1873 3¢ Washington
Official Stamp – Agriculture
Printed By: Continental Bank Note Co.
Printing Method: Engraved
Official Mail stamps are genuine postage stamps, although they were never available at any post office. These unique stamps are called Officials because their use was strictly limited to government mail. Before 1873, government agencies had “franking” privileges. This meant that government mail could be sent free of postage as long as it bore an authorized signature on the envelope. As of July 1, 1873, “franking” privileges were discontinued and special official stamps were put into circulation for use on government mail.
Each department was issued its own set of stamps. Many of the designs were taken from the current series of regular postage stamps being printed at that time - the so-called “Bank Note Issues.” The department names were inscribed on the stamps instead of the usual “U.S. Postage” and each set was printed in its own distinct color. Only the Post Office Department had its own unique design - a numeral in an oval frame.
In 1884, the Officials were declared obsolete and were replaced with the “penalty” envelope. These envelopes were imprinted with an official emblem and carried a warning against unauthorized use by private individuals.
Founding Of The 4-H Club
On January 15, 1902, one of the first clubs to resemble the 4-H club was founded in Ohio.
In the late 1800s, it wasn’t uncommon for individuals and groups to create clubs for children to help them appreciate farming and nature. While it’s unclear who was the first to create such a group, 4-H Club recognizes A.B. Graham as one of the early founders.

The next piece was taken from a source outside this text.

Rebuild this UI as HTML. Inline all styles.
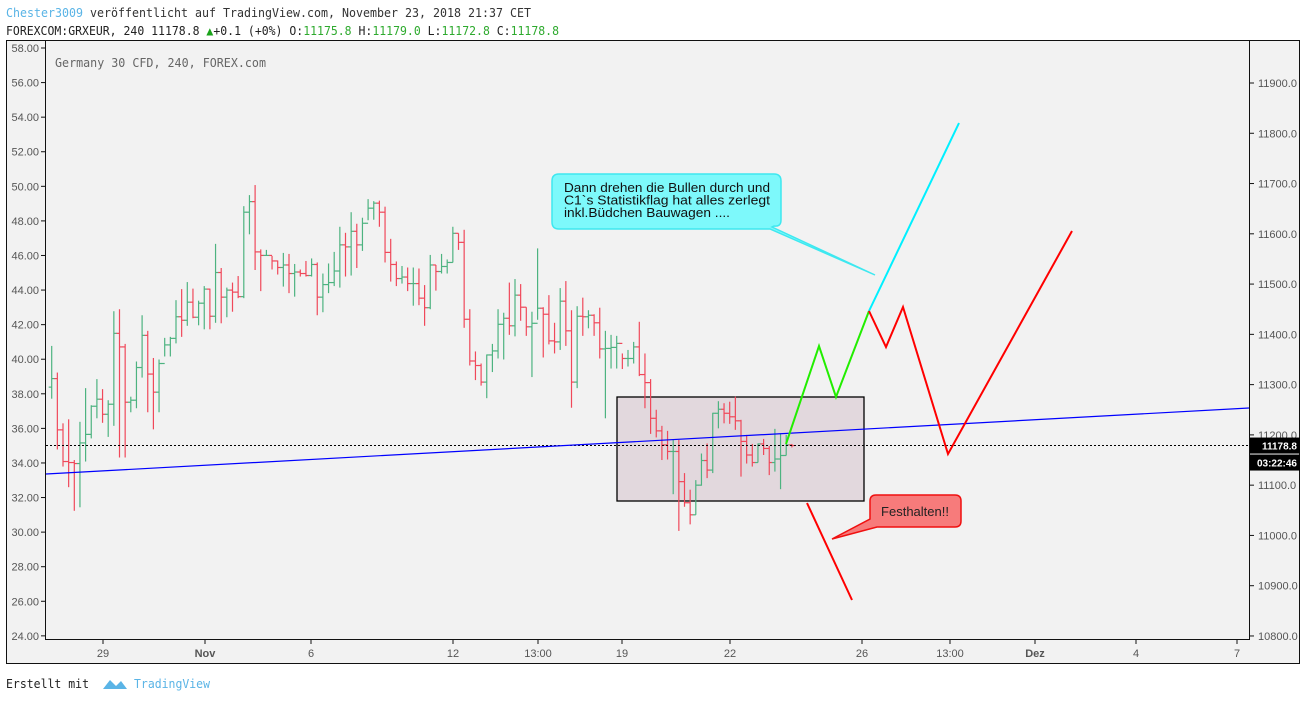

On January 15, 1902, A.B. Graham, superintendent of schools in Clark County, Ohio, created the Tomato Club or the Corn Growing Club. Graham’s club held regular meetings and had a planned program designed to teach youths through hands-on practical experience. The club’s members worked on projects dealing with vegetables, flowers, and soil testing. The Ohio State University Agricultural Experiment Station furnished the club with varieties of corn for the youths to grow.
Also important to the 4-H movement was Jessie Field Shambaugh. As a teacher in Page County, Iowa, Shambaugh created agricultural clubs and competitions to increase student interest in farming. By 1906, Shambaugh was superintendent of the 130 schools in Page County. She and her teachers formed the “Page County Progressives” and soon all Page County Schools had Boys Corn Clubs and Girls Home Clubs.
In 1908, the National Educational Bulletin declared Page County schools “The Best Rural Schools in America.” Superintendents quickly flocked to the area to learn more about this new approach. By 1910, similar programs were sprouting up across the country. Shambaugh’s work, along with similar work throughout the US, turned into the 4-H Club of America by 1914. The 4-H Club movement was sponsored by the US Department of Agriculture, to teach rural youngsters modern farming methods. Shambaugh also designed the clover emblem that symbolizes the organization to this day. The four H’s stand for head, heart, hands, and health.
The nation’s first state 4-H camp was created in 1921 at Jackson’s Mill, West Virginia. This area had already become a popular picnic spot for local residents. The camp was placed under the care of the West Virginia University Extension Service. Jackson’s Mill was an early industrial center in West Virginia and the boyhood home of Confederate General Thomas J. “Stonewall” Jackson.
Today, 4-H is the largest informal educational program for young people in the US, with 6.5 million members between the ages 5 and 21. The organization’s slogan is “Learn by Doing,” and its members acquire skills through working on various projects and activities. The mission of 4-H is to engage “youth to reach their fullest potential while advancing the field of youth development.”